NZ regulator warns mortgage advisers after licence loss over documents
The Financial Markets Authority (FMA) has cancelled the Financial Advice Provider licence of Saanvi 2022 Limited, trading as Saaga Mortgages, after finding the firm failed to meet its licence obligations.
The decision comes as FMA is placing more emphasis on how New Zealanders access advice on major money decisions, including home loans. Its Access to Financial Advice Review found just 28% of New Zealanders had used a financial adviser in the past 12 months, with uptake lowest among lower‑income and less‑educated households.
FMA investigation triggered by aggregator concerns
The Auckland-based firm, whose sole director and only adviser was Gajay Singh, had been providing mortgage advice to retail clients. Concerns were first raised by its aggregator, Kiwi Adviser Network (KAN), after it detected issues in documents submitted to mortgage product providers.
FMA’s investigation found that altered supporting documents had been used in lending applications for six clients, and Saanvi could not supply originating emails or source records to substantiate those documents.
The regulator said the case highlighted fundamental failings in the way the firm handled loan files and its obligations under its FAP licence.
“The issues uncovered at Saanvi reflect serious failures of trust, governance, and professional standards,” Helena Lewis, head of the FMA’s perimeter and response team, said in a media release.
Lewis noted that mortgage advice involves particularly high stakes for consumers and demands robust systems around verification and record-keeping.
Undisclosed referral payments and third-party involvement
The watchdog also identified problems with Saanvi’s referral arrangements. Clients were not told about a referral deal that involved payments to a third party who was actively engaged in the advice process, rather than simply passing on leads.

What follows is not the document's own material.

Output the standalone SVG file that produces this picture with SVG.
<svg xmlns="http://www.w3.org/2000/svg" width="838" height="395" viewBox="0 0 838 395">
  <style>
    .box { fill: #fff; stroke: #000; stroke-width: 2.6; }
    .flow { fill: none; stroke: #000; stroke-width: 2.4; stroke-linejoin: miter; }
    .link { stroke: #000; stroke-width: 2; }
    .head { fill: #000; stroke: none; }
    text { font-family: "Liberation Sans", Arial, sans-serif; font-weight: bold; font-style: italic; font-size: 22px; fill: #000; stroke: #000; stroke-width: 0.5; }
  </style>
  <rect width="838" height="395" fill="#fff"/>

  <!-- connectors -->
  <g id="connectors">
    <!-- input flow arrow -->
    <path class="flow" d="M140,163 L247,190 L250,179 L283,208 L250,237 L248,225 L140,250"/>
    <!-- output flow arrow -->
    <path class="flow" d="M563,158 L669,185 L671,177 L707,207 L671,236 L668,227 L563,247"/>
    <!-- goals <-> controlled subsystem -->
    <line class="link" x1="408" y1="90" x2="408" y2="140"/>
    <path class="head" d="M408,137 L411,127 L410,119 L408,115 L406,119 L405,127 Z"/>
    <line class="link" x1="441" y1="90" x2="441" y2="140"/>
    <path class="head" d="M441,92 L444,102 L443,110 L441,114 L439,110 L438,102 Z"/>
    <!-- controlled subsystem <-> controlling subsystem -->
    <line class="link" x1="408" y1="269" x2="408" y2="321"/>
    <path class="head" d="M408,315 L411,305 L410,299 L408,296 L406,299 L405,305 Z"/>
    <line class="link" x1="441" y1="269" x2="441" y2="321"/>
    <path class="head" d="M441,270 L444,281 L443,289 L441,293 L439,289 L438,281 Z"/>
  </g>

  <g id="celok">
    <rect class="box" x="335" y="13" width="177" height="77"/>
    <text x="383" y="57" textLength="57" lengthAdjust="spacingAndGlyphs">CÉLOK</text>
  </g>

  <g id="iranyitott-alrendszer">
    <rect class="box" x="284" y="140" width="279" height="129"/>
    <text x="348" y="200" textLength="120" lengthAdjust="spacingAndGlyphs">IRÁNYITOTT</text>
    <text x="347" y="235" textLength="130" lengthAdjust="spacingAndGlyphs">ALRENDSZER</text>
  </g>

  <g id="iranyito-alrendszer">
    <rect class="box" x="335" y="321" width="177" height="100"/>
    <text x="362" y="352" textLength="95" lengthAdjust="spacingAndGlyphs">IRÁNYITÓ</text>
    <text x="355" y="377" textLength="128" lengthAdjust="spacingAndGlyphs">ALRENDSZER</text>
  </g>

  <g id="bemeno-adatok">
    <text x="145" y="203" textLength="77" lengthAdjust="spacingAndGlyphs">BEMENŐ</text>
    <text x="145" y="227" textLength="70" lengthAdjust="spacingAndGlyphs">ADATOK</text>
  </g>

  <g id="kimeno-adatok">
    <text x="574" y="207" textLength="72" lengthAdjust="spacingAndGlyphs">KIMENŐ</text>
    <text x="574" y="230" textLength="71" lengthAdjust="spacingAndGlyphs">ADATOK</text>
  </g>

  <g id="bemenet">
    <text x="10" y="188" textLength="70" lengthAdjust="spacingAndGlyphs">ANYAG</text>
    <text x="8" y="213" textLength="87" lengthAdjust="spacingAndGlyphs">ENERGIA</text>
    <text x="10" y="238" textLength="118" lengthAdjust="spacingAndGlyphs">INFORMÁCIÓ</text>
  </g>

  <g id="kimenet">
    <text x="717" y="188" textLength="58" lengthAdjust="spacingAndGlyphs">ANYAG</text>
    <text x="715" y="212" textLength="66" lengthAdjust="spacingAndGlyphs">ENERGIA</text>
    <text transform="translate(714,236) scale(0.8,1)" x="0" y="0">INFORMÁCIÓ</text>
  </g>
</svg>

FMA found that Saanvi had misled KAN about the identity of this individual.
Saanvi further disclosed that clients’ personal information may have been accessible to an administrative assistant who had no formal employment or contractual relationship with the firm. That raised questions about how the business controlled access to sensitive data.
Lewis stressed the potential long-term impact of misconduct in this part of the market.
“Mortgage advice involves some of the most important financial decisions consumers will make, and poor conduct in this area can have long‑lasting consequences for households,” she said.
FMA ultimately determined that cancellation of Saanvi’s licence was necessary to protect consumers and market integrity.
“The cancellation of Saanvi’s licence is critical to ensuring we protect consumers and the integrity of the market,” Lewis said. “It is important for financial advice providers to act ethically to maintain trust and uphold the integrity of the sector, which Saanvi has failed to do.”
FMA noted that Saanvi cooperated throughout the investigation and that Singh expressed remorse for the conduct identified. Even so, the outcome signals that where altered documents, undisclosed arrangements, or weak governance are identified, loss of licence is a realistic consequence.